1) Thai stock market overview
Thailand’s SET Index closed at 1,588.72 points, decreased 1.64 points or 0.10% with a trading value of 48 billion baht. The analyst stated that the Thai stock market moved in sideways trends to strengthen its base after a series of decline last week. The market is looking ahead to earnings season, especially the banking sector. The analyst also recommended investors to monitor the U.S. jobless claim tomorrow.
2) Thai finance minister sees weaker baht as a boost for tourism revival
Thai Finance Minister Arkhom Termpittayapaisith sees a weaker baht as beneficial to the country’s post-pandemic tourism revival, which is the key to accelerating economic growth.
At the conference of finance ministers of Asia-Pacific Economic Cooperation in Bangkok, he said, “Thailand is value for money” and the baht remained competitive in the region and that the central bank should not worry about capital outflows.
This showed that the benefits of a weaker currency outweigh the downsides for the economy that is heavily reliant on tourism, and that the Bank of Thailand’s approach to tightening monetary policy was appropriate when central banks led by the Federal Reserve are using large hikes to combat inflation.

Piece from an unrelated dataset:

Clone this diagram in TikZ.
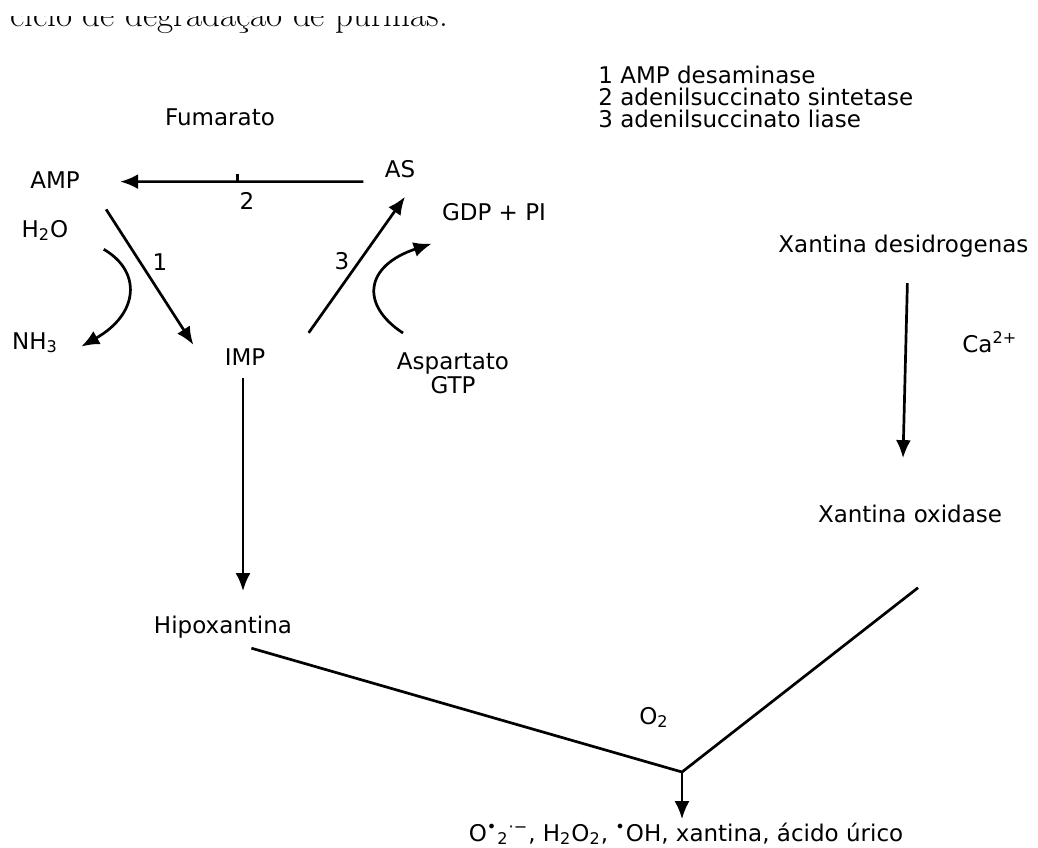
\documentclass[tikz,border=0pt]{standalone}
\usepackage{fontspec}
\setsansfont{DejaVu Sans}
\usetikzlibrary{arrows.meta,calc}

\tikzset{
  lbl/.style={font=\sffamily\fontsize{11.5}{13}\selectfont, inner sep=0pt},
  arr/.style={-{Latex[length=9pt,width=7.5pt]}, line width=1.35pt},
  ln/.style={line width=1.35pt}
}

\begin{document}
\begin{tikzpicture}[x=0.5pt,y=-0.5pt]
\useasboundingbox (0,0) rectangle (1038,847);

% caption line, cut at the top
\begin{scope}
\clip (0,16) rectangle (1038,60);
\node[anchor=base west, inner sep=0pt, font=\fontsize{17.5}{20}\selectfont] (caption) at (10,26) {ciclo de degradação de purinas.};
\end{scope}

% enzymes
\foreach \n/\t in {1/AMP desaminase, 2/adenilsuccinato sintetase, 3/adenilsuccinato liase}
{ \node[lbl, anchor=base west] (enz\n) at (598,{61+22*\n}) {\n\ \t};
}

% cycle
\node[lbl, anchor=base] (fumarato) at (220,125) {Fumarato};
\node[lbl, anchor=base] (amp) at (55,188) {AMP};
\node[lbl, anchor=base] (as) at (400,177) {AS};
\node[lbl, anchor=base] (gdp) at (494,220) {GDP + PI};
\node[lbl, anchor=base] (h2o) at (45,237) {H\textsubscript{2}O};
\node[lbl, anchor=base] (nh3) at (35,349) {NH\textsubscript{3}};
\node[lbl, anchor=base] (imp) at (245,365) {IMP};
\node[lbl, anchor=north, align=center, font=\sffamily\fontsize{11.5}{9.5}\selectfont] (asp) at (453,352) {Aspartato\\GTP};

\draw[arr] ([shift={(-21,13)}]as.west) -- coordinate[pos=0.517] (fum) ([shift={(40,2)}]amp.east);
\draw[ln] (fum) -- ++(0,-8);
\node[lbl, anchor=base] (n2) at (247,209) {2};

\draw[arr] ([shift={(26,21)}]amp.south east) -- ([shift={(-31,-3)}]imp.north west);
\node[lbl, anchor=base] (n1) at (160,270) {1};
\draw[arr] ([shift={(35,19)}]h2o.east) .. controls +(38,22) and +(58,-33) .. ([shift={(23,4)}]nh3.east);

\draw[arr] ([shift={(43,-15)}]imp.north east) -- ([shift={(5,19)}]as.south);
\node[lbl, anchor=base] (n3) at (342,269) {3};
\draw[arr] ([shift={(-50,-19)}]asp.north) .. controls +(-43,-28) and +(-67,22) .. ([shift={(-10,23)}]gdp.south west);

% degradation
\node[lbl, anchor=base] (hipox) at (223,633) {Hipoxantina};
\draw[arr] ([shift={(-2,13)}]imp.south) -- ($(imp.south |- hipox.north)+(-2,-24)$);

\node[lbl, anchor=base west] (xd) at (778,252) {Xantina desidrogenas};
\node[lbl, anchor=base west] (ca) at (962,352) {Ca\textsuperscript{2+}};
\node[lbl, anchor=base] (xo) at (910,522) {Xantina oxidase};
\draw[arr] ([shift={(4,26)}]xd.south) -- ([shift={(-7,-46)}]xo.north);

\coordinate (join) at (682,772);
\draw[ln] ([shift={(-41,10)}]hipox.south east) -- (join) -- ([shift={(8,65)}]xo.south);
\node[lbl, anchor=base] (o2) at (654,724) {O\textsubscript{2}};

\node[lbl, anchor=base] (prod) at (686,841) {O\textsuperscript{•}\textsubscript{2}\textsuperscript{·−}, H\textsubscript{2}O\textsubscript{2}, \textsuperscript{•}OH, xantina, ácido úrico};
\draw[arr] (join) -- ($(join |- prod.north)+(0,-3)$);
\end{tikzpicture}
\end{document}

3) UK inflation rises to 10.1% in September
The consumer price index in the United Kingdom accelerated 10.1% in September, according to estimates published Wednesday by the Office for National Statistics, exceeding the 10% rise predicted by analysts polled by Reuters.
Inflation in the UK worsened in the year to September 2022, as the country’s cost-of-living crisis continued to slam people and businesses ahead of a harsh winter.
Food prices went up 14.6% year on year, making it the biggest contributor to inflation in September. Transport prices rose 10.9% year on year, while furniture and household goods prices increased 10.8%.
Following the news, sterling sank against the dollar, trading at $1.1289, down from $1.1330.
4) Eurozone inflation revised down to 9.9% in September, still at record high
The Eurozone reported annual inflation of 9.9% in September, marginally lower than estimated earlier but still at record high, officials showed on Wednesday.
In September 2022, Eurostat, the European Union’s statistical office, stated that consumer prices in the 19 countries using the euro were 9.9%, up from 9.1% in August, though this was a downward revision from an initial estimate of 10%.
Rising energy prices accounted for 4.19 percentage points of the total year-on-year reading, with food contributing for another 2.47 points and services adding for 1.80 points.
Without volatile unprocessed food and energy costs, or what the European Central Bank refers to as core inflation, prices rose 0.9% month on month and 6.0% year on year.
Meanwhile, annual inflation in the European Union was 10.9% in September 2022, up from 10.1% in August. The rate was 3.6% a year ago.